40:5 Then the glory of the LORD shall be revealed, and all people shall see it together, for the mouth of the LORD has spoken.”

Once again, the portal to faith is opened. To dare to imagine that there is something beyond what is visible, measurable, and tangible, is audacious. To suggest, or intimate or simply trust, that there is a reality beyond the physical human dimensions is mind-bending. Grasping for understanding, for explanations, for “facts” and unassailable truths and realities is so much a function of humanity. But to suspect that there is more, to dream that there is something beyond, reflects another facet of human life: hope. And it resides in the second reading, from 2 Peter 3: 8-14, “we await new heavens and a new earth
in which righteousness dwells.”
Perhaps, then faith is more than irrationality or misplaced confidence in a deity. Perhaps faith is a commitment to something better than what is, a confidence that there is a reality that transcends legal and economic, social and educational systems.

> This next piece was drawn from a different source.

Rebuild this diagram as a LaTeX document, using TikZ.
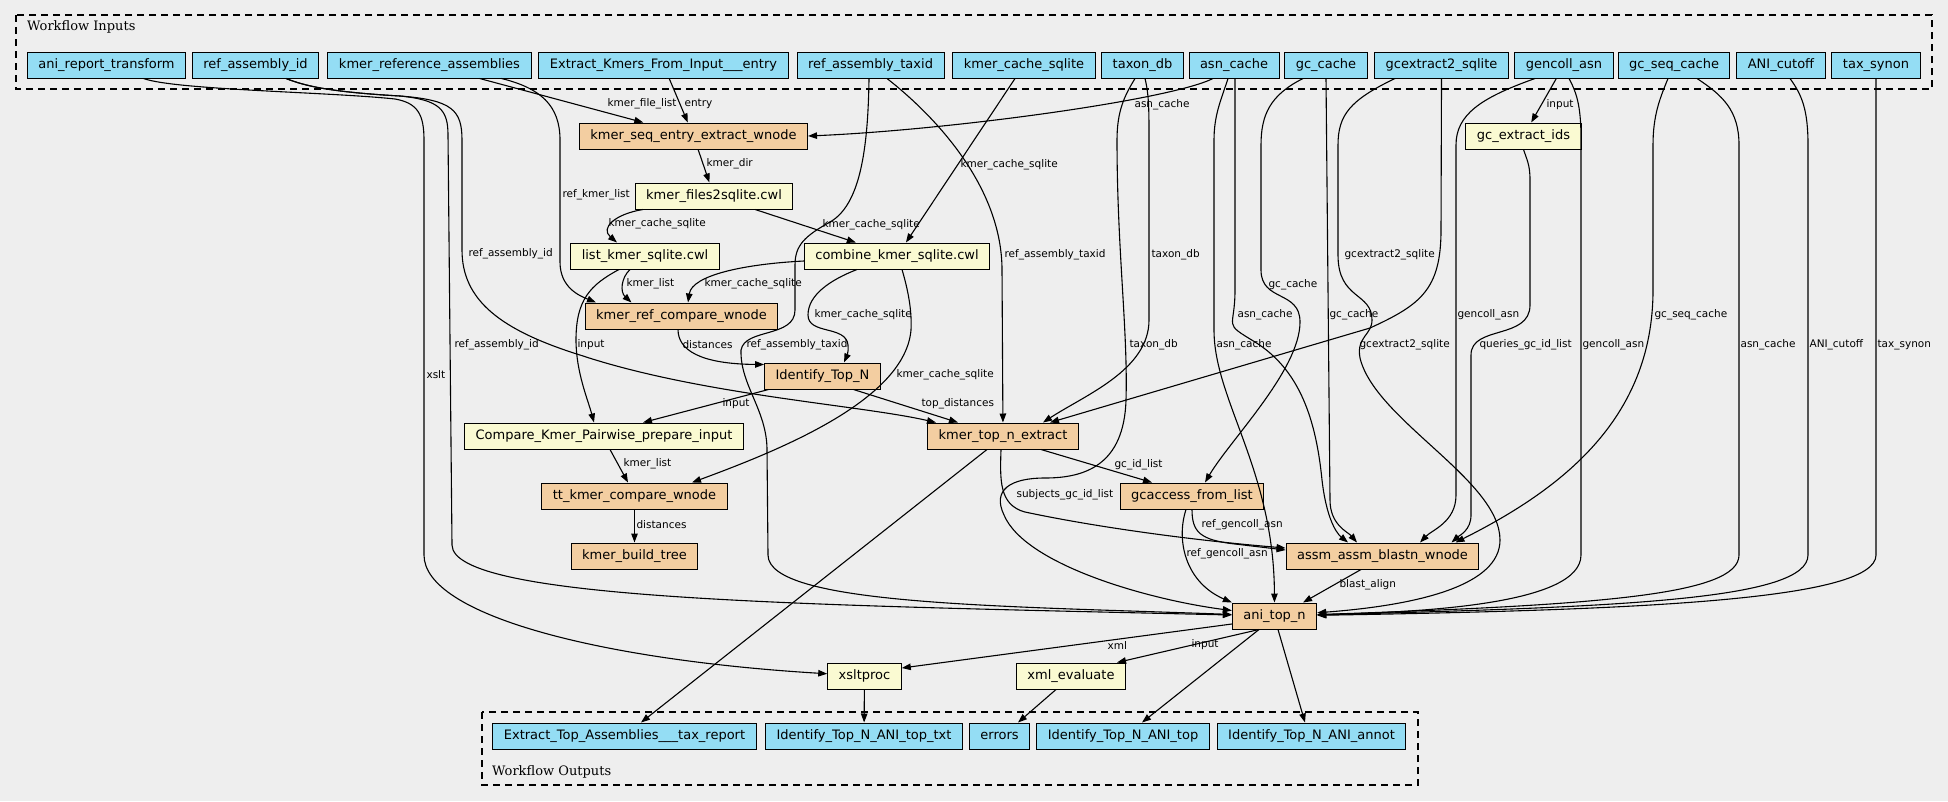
\documentclass[tikz,border=0pt]{standalone}
\usepackage{fontspec}
\setmainfont{DejaVu Sans}
\newfontfamily\clusterfont{DejaVu Serif}
\usetikzlibrary{arrows.meta}
\definecolor{inputBlue}{HTML}{94DDF4}
\definecolor{stepOrange}{HTML}{F3CEA1}
\definecolor{toolYellow}{HTML}{FAFAD2}
\definecolor{canvasGray}{HTML}{EEEEEE}

\begin{document}
\begin{tikzpicture}
[x=1pt,y=-1pt,
  boxDecorate/.style={shape=rectangle,draw,line width=1pt,minimum height=26pt,inner xsep=11pt,inner ysep=0pt,text height=9.5pt,text depth=3pt,font=\fontsize{13}{15}\selectfont},%
  ioDecorate/.style={boxDecorate,fill=inputBlue},%
  stepDecorate/.style={boxDecorate,fill=stepOrange},%
  toolDecorate/.style={boxDecorate,fill=toolYellow},%
  arrowDecorate/.style={-{Triangle[length=9pt,width=6.5pt]},line width=1.1pt},%
  labelDecorate/.style={anchor=west,inner sep=0pt,font=\fontsize{10.5}{12}\selectfont},%
  clusterDecorate/.style={dash pattern=on 7pt off 5pt,line width=1.1pt},%
  titleDecorate/.style={anchor=west,inner sep=0pt,font=\clusterfont\fontsize{13}{15}\selectfont}]
\path[use as bounding box,fill=canvasGray] (0,0) rectangle (1948,801);
%% clusters
\draw[clusterDecorate] (16,15) rectangle (1932,89);
\node[titleDecorate] (inTitle) at (27,27) {Workflow Inputs};
\draw[clusterDecorate] (482,712) rectangle (1418,785);
\node[titleDecorate] (outTitle) at (492,772) {Workflow Outputs};
%% workflow inputs
\foreach \nodename/\x/\txt in {art/106.5/ani\_report\_transform, rai/255.5/ref\_assembly\_id,
  kra/429.5/kmer\_reference\_assemblies, eke/663.5/Extract\_Kmers\_From\_Input\_\_\_entry,
  rat/870.5/ref\_assembly\_taxid, kcs/1024/kmer\_cache\_sqlite, tdb/1142.5/taxon\_db,
  asn/1234/asn\_cache, gcc/1326/gc\_cache, gce/1441.5/gcextract2\_sqlite,
  gca/1564/gencoll\_asn, gsc/1674/gc\_seq\_cache, ani/1781/ANI\_cutoff, tsy/1876/tax\_synon}
{
  \node (\nodename) at (\x,65) [ioDecorate] {\txt};
}
%% steps
\foreach \nodename/\x/\y/\txt in {kse/693.5/136/kmer\_seq\_entry\_extract\_wnode,
  krc/681.5/316/kmer\_ref\_compare\_wnode, itn/822.5/376/Identify\_Top\_N,
  kte/1003/436/kmer\_top\_n\_extract, ttk/634.5/496/tt\_kmer\_compare\_wnode,
  kbt/634.5/556/kmer\_build\_tree, gcl/1192/496/gcaccess\_from\_list,
  aab/1382.5/556/assm\_assm\_blastn\_wnode, atn/1274.5/616/ani\_top\_n}
{
  \node (\nodename) at (\x,\y) [stepDecorate] {\txt};
}
\foreach \nodename/\x/\y/\txt in {kfs/714/196/kmer\_files2sqlite.cwl,
  lks/645/256/list\_kmer\_sqlite.cwl, cks/897/256/combine\_kmer\_sqlite.cwl,
  ckp/604/436/Compare\_Kmer\_Pairwise\_prepare\_input, gei/1523.5/136/gc\_extract\_ids,
  xsl/864.5/676/xsltproc, xev/1071/676/xml\_evaluate}
{
  \node (\nodename) at (\x,\y) [toolDecorate] {\txt};
}
%% workflow outputs
\foreach \nodename/\x/\txt in {ota/624.5/Extract\_Top\_Assemblies\_\_\_tax\_report,
  ott/864/Identify\_Top\_N\_ANI\_top\_txt, oer/999.5/errors,
  otp/1123/Identify\_Top\_N\_ANI\_top, oan/1311.5/Identify\_Top\_N\_ANI\_annot}
{
  \node (\nodename) at (\x,736) [ioDecorate] {\txt};
}
%% edges from the inputs
\draw[arrowDecorate] (art) .. controls (175,90) and (330,92) .. (395,99) .. controls (418,103) and (424,115) .. (424,140) -- (424,555) .. controls (424,615) and (600,660) .. (xsl) node[labelDecorate] at (426,375) {xslt};
\draw[arrowDecorate] ([xshift=30.5pt]rai.south) .. controls (305,86) and (330,92) .. (400,96) .. controls (440,100) and (448,110) .. (448,135) -- (452,545) .. controls (453,600) and (800,605) .. (atn) node[labelDecorate] at (454,345) {ref\_assembly\_id};
\draw[arrowDecorate] ([xshift=30.5pt]rai.south) .. controls (305,86) and (330,92) .. (400,96) .. controls (452,100) and (462,110) .. (462,140) -- (462,250) .. controls (462,300) and (500,330) .. (580,355) .. controls (700,395) and (860,405) .. ([xshift=-67pt]kte.north) node[labelDecorate] at (468,254) {ref\_assembly\_id};
\draw[arrowDecorate] (kra) -- (kse) node[labelDecorate] at (607,104) {kmer\_file\_list};
\draw[arrowDecorate] ([xshift=72pt]kra.south) .. controls (540,88) and (560,105) .. (560,140) -- (560,262) .. controls (560,288) and (580,296) .. ([xshift=-85.5pt]krc.north) node[labelDecorate] at (562,195) {ref\_kmer\_list};
\draw[arrowDecorate] (eke) -- (kse) node[labelDecorate] at (684,104) {entry};
\draw[arrowDecorate] ([xshift=-1.5pt]rat.south) .. controls (868,150) and (860,205) .. (830,222) .. controls (805,236) and (795,245) .. (795,265) -- (795,310) .. controls (795,338) and (745,328) .. (741,350) .. controls (740,385) and (767,410) .. (767,450) -- (768,555) .. controls (768,605) and (1000,606) .. (atn) node[labelDecorate] at (746,345) {ref\_assembly\_taxid};
\draw[arrowDecorate] ([xshift=16.5pt]rat.south) .. controls (940,120) and (1002,190) .. (1002,270) -- (kte) node[labelDecorate] at (1004,255) {ref\_assembly\_taxid};
\draw[arrowDecorate] (kcs) -- (cks) node[labelDecorate] at (960,165) {kmer\_cache\_sqlite};
\draw[arrowDecorate] ([xshift=2.5pt]tdb.south) .. controls (1149,95) and (1149,110) .. (1149,140) -- (1149,320) .. controls (1149,370) and (1085,395) .. ([xshift=40pt]kte.north) node[labelDecorate] at (1151,255) {taxon\_db};
\draw[arrowDecorate] ([xshift=-7.5pt]tdb.south) .. controls (1125,95) and (1117,110) .. (1117,140) .. controls (1117,250) and (1128,330) .. (1126,400) .. controls (1124,465) and (1085,478) .. (1045,478) .. controls (1010,478) and (992,490) .. (1004,515) .. controls (1025,565) and (1150,600) .. (atn) node[labelDecorate] at (1129,345) {taxon\_db};
\draw[arrowDecorate] ([xshift=-21pt]asn.south) .. controls (1170,100) and (950,130) .. (kse.east) node[labelDecorate] at (1134,105) {asn\_cache};
\draw[arrowDecorate] ([xshift=-6pt]asn.south) .. controls (1221,100) and (1214,115) .. (1214,140) -- (1214,330) .. controls (1214,400) and (1274,470) .. (atn) node[labelDecorate] at (1216,345) {asn\_cache};
\draw[arrowDecorate] ([xshift=1pt]asn.south) -- (1235,290) .. controls (1235,330) and (1222,322) .. (1255,342) .. controls (1300,370) and (1316,420) .. (1322,480) .. controls (1326,515) and (1335,532) .. ([xshift=-34.5pt]aab.north) node[labelDecorate] at (1237,315) {asn\_cache};
\draw[arrowDecorate] ([xshift=-23pt]gcc.south) .. controls (1270,95) and (1261,115) .. (1261,145) -- (1261,270) .. controls (1261,302) and (1300,290) .. (1300,322) .. controls (1300,370) and (1230,440) .. ([xshift=13pt]gcl.north) node[labelDecorate] at (1268,285) {gc\_cache};
\draw[arrowDecorate] (gcc.south) -- (1330,500) .. controls (1330,525) and (1348,532) .. ([xshift=-25.5pt]aab.north) node[labelDecorate] at (1329,315) {gc\_cache};
\draw[arrowDecorate] ([xshift=-46.5pt]gce.south) .. controls (1350,100) and (1338,115) .. (1338,145) -- (1338,255) .. controls (1338,300) and (1372,292) .. (1372,320) .. controls (1372,335) and (1356,337) .. (1360,358) .. controls (1375,420) and (1500,480) .. (1500,540) .. controls (1500,585) and (1420,605) .. (atn) node[labelDecorate] at (1359,345) {gcextract2\_sqlite};
\draw[arrowDecorate] (gce.south) -- (1441,230) .. controls (1441,290) and (1420,305) .. (1370,328) -- ([xshift=47pt]kte.north) node[labelDecorate] at (1344,255) {gcextract2\_sqlite};
\draw[arrowDecorate] (gca) -- (gei) node[labelDecorate] at (1546,105) {input};
\draw[arrowDecorate] ([xshift=-29pt]gca.south) .. controls (1480,98) and (1456,115) .. (1456,145) -- (1456,495) .. controls (1456,522) and (1432,530) .. ([xshift=37.5pt]aab.north) node[labelDecorate] at (1457,315) {gencoll\_asn};
\draw[arrowDecorate] ([xshift=5pt]gca.south) .. controls (1578,95) and (1581,110) .. (1581,140) -- (1581,555) .. controls (1581,605) and (1420,612) .. (atn) node[labelDecorate] at (1582,345) {gencoll\_asn};
\draw[arrowDecorate] (gei.south) .. controls (1527,160) and (1530,165) .. (1530,180) -- (1530,305) .. controls (1530,340) and (1471,325) .. (1471,355) -- (1471,515) .. controls (1471,530) and (1460,535) .. ([xshift=69pt]aab.north) node[labelDecorate] at (1479,345) {queries\_gc\_id\_list};
\draw[arrowDecorate] ([xshift=-6pt]gsc.south) .. controls (1660,98) and (1653,115) .. (1653,145) -- (1653,290) .. controls (1653,420) and (1560,490) .. ([xshift=73pt]aab.north) node[labelDecorate] at (1654,315) {gc\_seq\_cache};
\draw[arrowDecorate] ([xshift=23pt]gsc.south) .. controls (1722,95) and (1739,110) .. (1739,145) -- (1739,555) .. controls (1739,595) and (1600,605) .. (atn) node[labelDecorate] at (1740,345) {asn\_cache};
\draw[arrowDecorate] ([xshift=9pt]ani.south) .. controls (1802,95) and (1808,110) .. (1808,145) -- (1808,555) .. controls (1808,600) and (1620,607) .. (atn) node[labelDecorate] at (1809,345) {ANI\_cutoff};
\draw[arrowDecorate] (tsy) -- (1876,555) .. controls (1876,600) and (1640,610) .. (atn) node[labelDecorate] at (1877,345) {tax\_synon};
%% edges between the steps
\draw[arrowDecorate] (kse) -- (kfs) node[labelDecorate] at (706,164) {kmer\_dir};
\draw[arrowDecorate] ([xshift=-71pt]kfs.south) .. controls (615,214) and (600,228) .. ([xshift=-28pt]lks.north) node[labelDecorate] at (608,224) {kmer\_cache\_sqlite};
\draw[arrowDecorate] (kfs) -- (cks) node[labelDecorate] at (822,225) {kmer\_cache\_sqlite};
\draw[arrowDecorate] ([xshift=-15pt]lks.south) .. controls (621,278) and (620,292) .. ([xshift=-50pt]krc.north) node[labelDecorate] at (626,284) {kmer\_list};
\draw[arrowDecorate] ([xshift=-26pt]lks.south) .. controls (590,285) and (576,300) .. (576,340) .. controls (576,372) and (588,400) .. ([xshift=-10pt]ckp.north) node[labelDecorate] at (577,345) {input};
\draw[arrowDecorate] ([yshift=-5pt]cks.west) .. controls (745,264) and (692,275) .. ([xshift=6.5pt]krc.north) node[labelDecorate] at (704,284) {kmer\_cache\_sqlite};
\draw[arrowDecorate] ([xshift=-40pt]cks.south) .. controls (830,280) and (808,295) .. (808,315) .. controls (808,335) and (846,325) .. (848,345) .. controls (849,352) and (846,358) .. ([xshift=21.5pt]itn.north) node[labelDecorate] at (814,315) {kmer\_cache\_sqlite};
\draw[arrowDecorate] ([xshift=5pt]cks.south) .. controls (908,290) and (912,310) .. (911,330) .. controls (905,400) and (780,450) .. ([xshift=57.5pt]ttk.north) node[labelDecorate] at (896,375) {kmer\_cache\_sqlite};
\draw[arrowDecorate] ([xshift=-3.5pt]krc.south) .. controls (678,350) and (700,364) .. ([yshift=-2pt]itn.north west) node[labelDecorate] at (682,345) {distances};
\draw[arrowDecorate] ([xshift=-54pt]itn.south) -- ([xshift=39pt]ckp.north) node[labelDecorate] at (722,404) {input};
\draw[arrowDecorate] ([xshift=31pt]itn.south) -- ([xshift=-45pt]kte.north) node[labelDecorate] at (921,404) {top\_distances};
\draw[arrowDecorate] ([xshift=6pt]ckp.south) -- ([xshift=-6.5pt]ttk.north) node[labelDecorate] at (623,464) {kmer\_list};
\draw[arrowDecorate] (ttk) -- (kbt) node[labelDecorate] at (636,525) {distances};
\draw[arrowDecorate] ([xshift=-16pt]kte.south) -- ([xshift=16.5pt]ota.north);
\draw[arrowDecorate] ([xshift=38pt]kte.south) -- ([xshift=-40pt]gcl.north) node[labelDecorate] at (1114,465) {gc\_id\_list};
\draw[arrowDecorate] ([xshift=-2pt]kte.south) .. controls (1000,480) and (999,505) .. (1025,512) .. controls (1100,528) and (1200,541) .. ([yshift=8pt]aab.west) node[labelDecorate] at (1016,495) {subjects\_gc\_id\_list};
\draw[arrowDecorate] (gcl.south) .. controls (1192,532) and (1200,540) .. (1235,544) -- ([yshift=6pt]aab.west) node[labelDecorate] at (1201,525) {ref\_gencoll\_asn};
\draw[arrowDecorate] ([xshift=-6pt]gcl.south) .. controls (1176,540) and (1185,582) .. (atn.north west) node[labelDecorate] at (1186,554) {ref\_gencoll\_asn};
\draw[arrowDecorate] ([xshift=-21.5pt]aab.south) -- ([xshift=28.5pt]atn.north) node[labelDecorate] at (1339,585) {blast\_align};
%% edges to the outputs
\draw[arrowDecorate] ([yshift=-8pt]atn.west) -- ([yshift=8pt]xsl.east) node[labelDecorate] at (1107,645) {xml};
\draw[arrowDecorate] ([xshift=-15.5pt]atn.south) -- ([xshift=46pt]xev.north) node[labelDecorate] at (1191,645) {input};
\draw[arrowDecorate] ([xshift=-15.5pt]atn.south) -- ([xshift=19pt]otp.north);
\draw[arrowDecorate] ([xshift=3.5pt]atn.south) -- ([xshift=-6.5pt]oan.north);
\draw[arrowDecorate] (xsl) -- (ott);
\draw[arrowDecorate] ([xshift=-15pt]xev.south) -- ([xshift=18.5pt]oer.north);
\end{tikzpicture}
\end{document}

Or perhaps faith is built on something like humility. Maybe it is about realizing that human beings are not the sole proprietors of reality. Maybe it is actually about the chance to recognize that there could be something greater than we are. Maybe that is what John the Baptist’s message was actually all about.

John was clothed in camel’s hair,
with a leather belt around his waist.
He fed on locusts and wild honey.
And this is what he proclaimed:
“One mightier than I is coming after me.
I am not worthy to stoop and loosen the thongs of his sandals.
Mark 1:1-8

And so the lights of Advent, tender and tentative now, are invitations to look more deeply at the meaning of faith, at the essence of the journey, and at the possibility that there is a message worth hearing. Advent offers us the chance to understand how small we are in the history of the world and the universe, how very precious our thoughts and experiences are, and how there is so much more to life than what we might suspect.